Pictures stay out of this copy, which runs from the first line of the material through the line containing "(0,0) rectangle (603,394);".

[Start]

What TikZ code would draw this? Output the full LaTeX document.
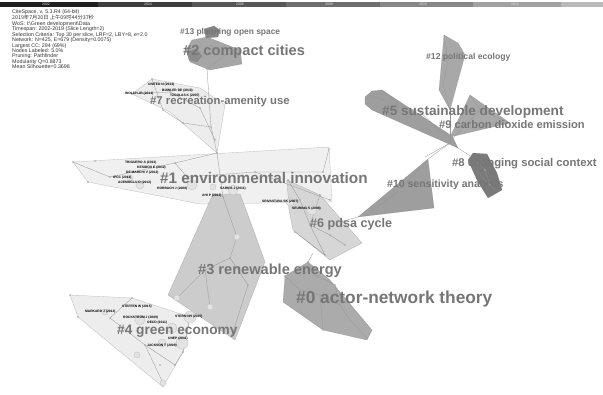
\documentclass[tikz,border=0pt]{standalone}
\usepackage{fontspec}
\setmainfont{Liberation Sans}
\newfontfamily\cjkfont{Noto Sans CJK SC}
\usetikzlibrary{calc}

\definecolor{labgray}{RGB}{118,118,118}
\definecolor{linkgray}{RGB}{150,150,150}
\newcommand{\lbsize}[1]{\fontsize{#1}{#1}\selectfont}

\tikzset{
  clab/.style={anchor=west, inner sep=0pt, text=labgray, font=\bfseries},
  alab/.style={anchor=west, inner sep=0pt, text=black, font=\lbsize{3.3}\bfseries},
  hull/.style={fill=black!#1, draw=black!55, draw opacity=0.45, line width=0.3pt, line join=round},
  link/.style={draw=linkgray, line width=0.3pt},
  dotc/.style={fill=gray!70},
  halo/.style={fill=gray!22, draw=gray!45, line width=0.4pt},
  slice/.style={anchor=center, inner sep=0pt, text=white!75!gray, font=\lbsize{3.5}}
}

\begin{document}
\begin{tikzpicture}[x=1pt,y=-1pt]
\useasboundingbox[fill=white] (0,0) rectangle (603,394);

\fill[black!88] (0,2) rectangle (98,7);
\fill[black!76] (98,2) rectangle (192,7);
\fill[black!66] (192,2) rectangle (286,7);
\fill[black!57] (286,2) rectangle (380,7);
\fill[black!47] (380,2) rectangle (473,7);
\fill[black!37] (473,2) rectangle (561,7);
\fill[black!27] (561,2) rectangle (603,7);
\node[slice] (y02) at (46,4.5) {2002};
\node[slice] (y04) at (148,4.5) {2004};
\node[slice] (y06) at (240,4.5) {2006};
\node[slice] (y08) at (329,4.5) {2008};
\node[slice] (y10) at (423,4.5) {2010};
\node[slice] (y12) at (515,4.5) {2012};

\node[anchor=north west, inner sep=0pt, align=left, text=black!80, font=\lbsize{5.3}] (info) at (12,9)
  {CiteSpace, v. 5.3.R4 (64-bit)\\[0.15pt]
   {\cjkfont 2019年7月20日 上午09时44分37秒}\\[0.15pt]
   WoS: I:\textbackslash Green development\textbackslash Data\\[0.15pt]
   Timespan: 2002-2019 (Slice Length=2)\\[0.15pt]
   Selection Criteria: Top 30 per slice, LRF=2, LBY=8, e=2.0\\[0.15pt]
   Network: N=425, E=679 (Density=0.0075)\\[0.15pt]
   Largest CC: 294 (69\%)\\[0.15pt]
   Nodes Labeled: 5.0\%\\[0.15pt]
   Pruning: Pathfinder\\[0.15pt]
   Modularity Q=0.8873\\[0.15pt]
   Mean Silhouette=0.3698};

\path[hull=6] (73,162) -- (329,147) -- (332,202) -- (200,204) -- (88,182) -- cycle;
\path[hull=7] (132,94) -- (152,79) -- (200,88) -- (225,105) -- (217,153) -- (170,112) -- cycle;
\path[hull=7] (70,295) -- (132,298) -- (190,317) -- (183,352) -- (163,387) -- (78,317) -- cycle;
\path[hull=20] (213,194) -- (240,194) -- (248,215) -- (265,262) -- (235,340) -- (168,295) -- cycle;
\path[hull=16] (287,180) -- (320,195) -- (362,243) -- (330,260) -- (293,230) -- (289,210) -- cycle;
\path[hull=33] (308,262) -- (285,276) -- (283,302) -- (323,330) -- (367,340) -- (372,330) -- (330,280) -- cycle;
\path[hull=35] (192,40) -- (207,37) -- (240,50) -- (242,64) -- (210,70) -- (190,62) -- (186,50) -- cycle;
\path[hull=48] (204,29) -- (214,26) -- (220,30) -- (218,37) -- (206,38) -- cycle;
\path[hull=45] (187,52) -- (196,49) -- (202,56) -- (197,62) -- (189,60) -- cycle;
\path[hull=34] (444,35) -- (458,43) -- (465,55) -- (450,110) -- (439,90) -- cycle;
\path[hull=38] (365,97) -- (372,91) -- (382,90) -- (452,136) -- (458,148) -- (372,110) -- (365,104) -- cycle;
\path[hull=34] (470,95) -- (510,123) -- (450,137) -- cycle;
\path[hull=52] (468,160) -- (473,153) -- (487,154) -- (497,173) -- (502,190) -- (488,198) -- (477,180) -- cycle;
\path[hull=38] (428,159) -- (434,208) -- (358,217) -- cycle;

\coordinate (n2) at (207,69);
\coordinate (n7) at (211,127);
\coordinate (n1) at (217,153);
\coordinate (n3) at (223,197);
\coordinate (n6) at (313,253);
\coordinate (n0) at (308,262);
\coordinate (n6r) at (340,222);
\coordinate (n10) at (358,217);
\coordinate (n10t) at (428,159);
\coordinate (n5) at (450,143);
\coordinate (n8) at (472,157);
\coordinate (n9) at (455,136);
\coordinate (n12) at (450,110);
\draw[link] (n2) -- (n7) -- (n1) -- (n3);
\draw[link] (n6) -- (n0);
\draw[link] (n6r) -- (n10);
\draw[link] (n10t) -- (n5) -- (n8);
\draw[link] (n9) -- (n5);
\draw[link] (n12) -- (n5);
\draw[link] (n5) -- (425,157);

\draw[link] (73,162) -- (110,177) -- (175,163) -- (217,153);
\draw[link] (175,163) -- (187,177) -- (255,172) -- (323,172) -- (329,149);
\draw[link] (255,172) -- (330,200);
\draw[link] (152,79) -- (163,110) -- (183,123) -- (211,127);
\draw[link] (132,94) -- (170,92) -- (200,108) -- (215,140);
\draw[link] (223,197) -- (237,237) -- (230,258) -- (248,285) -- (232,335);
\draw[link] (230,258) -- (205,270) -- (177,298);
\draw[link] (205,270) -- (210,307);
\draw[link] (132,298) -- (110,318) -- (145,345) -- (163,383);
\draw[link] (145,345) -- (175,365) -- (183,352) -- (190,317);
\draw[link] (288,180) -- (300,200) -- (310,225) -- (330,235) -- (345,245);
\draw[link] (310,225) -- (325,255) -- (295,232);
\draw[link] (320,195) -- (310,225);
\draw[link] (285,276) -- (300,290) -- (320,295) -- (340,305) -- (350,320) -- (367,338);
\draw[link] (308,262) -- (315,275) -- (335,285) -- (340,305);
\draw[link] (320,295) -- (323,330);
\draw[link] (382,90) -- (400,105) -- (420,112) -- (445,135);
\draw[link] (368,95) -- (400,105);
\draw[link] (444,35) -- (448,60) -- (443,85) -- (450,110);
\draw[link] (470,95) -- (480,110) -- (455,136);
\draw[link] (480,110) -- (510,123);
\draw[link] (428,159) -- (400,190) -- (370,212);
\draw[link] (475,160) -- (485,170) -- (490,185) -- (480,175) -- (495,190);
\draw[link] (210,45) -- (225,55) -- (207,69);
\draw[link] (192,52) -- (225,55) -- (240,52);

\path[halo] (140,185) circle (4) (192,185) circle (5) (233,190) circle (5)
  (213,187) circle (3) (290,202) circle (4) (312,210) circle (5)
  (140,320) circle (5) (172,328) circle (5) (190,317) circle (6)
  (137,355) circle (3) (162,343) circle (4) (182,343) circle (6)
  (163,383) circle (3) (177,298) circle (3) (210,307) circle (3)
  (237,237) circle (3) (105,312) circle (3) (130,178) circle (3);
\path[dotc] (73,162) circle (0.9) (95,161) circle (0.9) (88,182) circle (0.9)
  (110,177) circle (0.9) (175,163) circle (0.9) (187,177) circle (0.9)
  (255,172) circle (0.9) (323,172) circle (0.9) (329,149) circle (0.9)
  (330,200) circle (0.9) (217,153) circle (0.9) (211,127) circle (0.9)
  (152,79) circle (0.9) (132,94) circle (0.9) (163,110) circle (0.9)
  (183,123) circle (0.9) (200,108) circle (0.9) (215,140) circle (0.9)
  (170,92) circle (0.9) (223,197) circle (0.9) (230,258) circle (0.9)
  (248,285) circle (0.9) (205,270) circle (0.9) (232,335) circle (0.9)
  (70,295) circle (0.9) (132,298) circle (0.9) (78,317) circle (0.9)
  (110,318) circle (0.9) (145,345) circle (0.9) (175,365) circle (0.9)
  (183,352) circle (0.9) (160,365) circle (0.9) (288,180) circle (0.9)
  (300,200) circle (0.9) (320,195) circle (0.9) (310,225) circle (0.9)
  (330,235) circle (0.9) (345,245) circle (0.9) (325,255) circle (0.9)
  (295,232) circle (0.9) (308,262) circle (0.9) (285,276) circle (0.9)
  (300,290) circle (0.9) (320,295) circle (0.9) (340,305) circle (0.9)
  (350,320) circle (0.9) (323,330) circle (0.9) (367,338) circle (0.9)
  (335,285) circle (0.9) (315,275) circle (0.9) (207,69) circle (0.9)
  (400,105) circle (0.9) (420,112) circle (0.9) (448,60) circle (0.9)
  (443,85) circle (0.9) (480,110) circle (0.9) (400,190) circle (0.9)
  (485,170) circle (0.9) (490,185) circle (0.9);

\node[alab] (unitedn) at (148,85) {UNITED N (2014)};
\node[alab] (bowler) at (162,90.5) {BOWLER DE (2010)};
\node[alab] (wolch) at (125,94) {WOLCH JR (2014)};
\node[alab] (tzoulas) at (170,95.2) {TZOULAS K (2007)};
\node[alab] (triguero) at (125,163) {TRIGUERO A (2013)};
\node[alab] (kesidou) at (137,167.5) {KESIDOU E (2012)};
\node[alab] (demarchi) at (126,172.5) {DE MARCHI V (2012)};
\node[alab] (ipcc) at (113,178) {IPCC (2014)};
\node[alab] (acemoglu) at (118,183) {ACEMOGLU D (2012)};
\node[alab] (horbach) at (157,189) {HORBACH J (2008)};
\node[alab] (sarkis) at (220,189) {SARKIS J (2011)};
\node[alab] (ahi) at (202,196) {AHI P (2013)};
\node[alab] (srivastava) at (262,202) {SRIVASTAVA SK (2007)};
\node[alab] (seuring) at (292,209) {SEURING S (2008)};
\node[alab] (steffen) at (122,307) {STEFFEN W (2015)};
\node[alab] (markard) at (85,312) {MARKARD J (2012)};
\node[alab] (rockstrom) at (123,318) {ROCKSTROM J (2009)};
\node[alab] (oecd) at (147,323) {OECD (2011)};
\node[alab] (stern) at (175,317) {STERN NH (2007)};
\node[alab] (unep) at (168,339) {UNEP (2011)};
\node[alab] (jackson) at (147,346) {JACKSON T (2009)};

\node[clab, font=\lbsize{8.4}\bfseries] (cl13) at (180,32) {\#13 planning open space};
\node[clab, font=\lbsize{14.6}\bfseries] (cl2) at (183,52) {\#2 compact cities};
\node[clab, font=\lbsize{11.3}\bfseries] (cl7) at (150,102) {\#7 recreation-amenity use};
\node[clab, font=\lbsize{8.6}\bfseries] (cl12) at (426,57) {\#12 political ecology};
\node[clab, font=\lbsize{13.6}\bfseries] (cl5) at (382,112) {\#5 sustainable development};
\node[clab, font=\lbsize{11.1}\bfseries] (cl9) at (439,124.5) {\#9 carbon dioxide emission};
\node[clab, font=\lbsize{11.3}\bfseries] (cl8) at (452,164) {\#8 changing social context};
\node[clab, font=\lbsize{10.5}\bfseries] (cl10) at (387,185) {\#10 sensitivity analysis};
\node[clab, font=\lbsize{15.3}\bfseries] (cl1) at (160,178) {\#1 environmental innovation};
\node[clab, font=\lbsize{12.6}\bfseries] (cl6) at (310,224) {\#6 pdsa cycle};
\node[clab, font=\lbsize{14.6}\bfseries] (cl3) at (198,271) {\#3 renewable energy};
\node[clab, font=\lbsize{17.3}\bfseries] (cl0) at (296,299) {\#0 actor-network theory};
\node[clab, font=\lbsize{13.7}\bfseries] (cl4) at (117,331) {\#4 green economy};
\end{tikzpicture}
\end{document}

[End]

## Expected answer
What TikZ code would draw this? Output the full LaTeX document.
\documentclass[tikz,border=0pt]{standalone}
\usepackage{fontspec}
\setmainfont{Liberation Sans}
\newfontfamily\cjkfont{Noto Sans CJK SC}
\usetikzlibrary{calc}

\definecolor{labgray}{RGB}{118,118,118}
\definecolor{linkgray}{RGB}{150,150,150}
\newcommand{\lbsize}[1]{\fontsize{#1}{#1}\selectfont}

\tikzset{
  clab/.style={anchor=west, inner sep=0pt, text=labgray, font=\bfseries},
  alab/.style={anchor=west, inner sep=0pt, text=black, font=\lbsize{3.3}\bfseries},
  hull/.style={fill=black!#1, draw=black!55, draw opacity=0.45, line width=0.3pt, line join=round},
  link/.style={draw=linkgray, line width=0.3pt},
  dotc/.style={fill=gray!70},
  halo/.style={fill=gray!22, draw=gray!45, line width=0.4pt},
  slice/.style={anchor=center, inner sep=0pt, text=white!75!gray, font=\lbsize{3.5}}
}

\begin{document}
\begin{tikzpicture}[x=1pt,y=-1pt]
\useasboundingbox[fill=white] (0,0) rectangle (603,394);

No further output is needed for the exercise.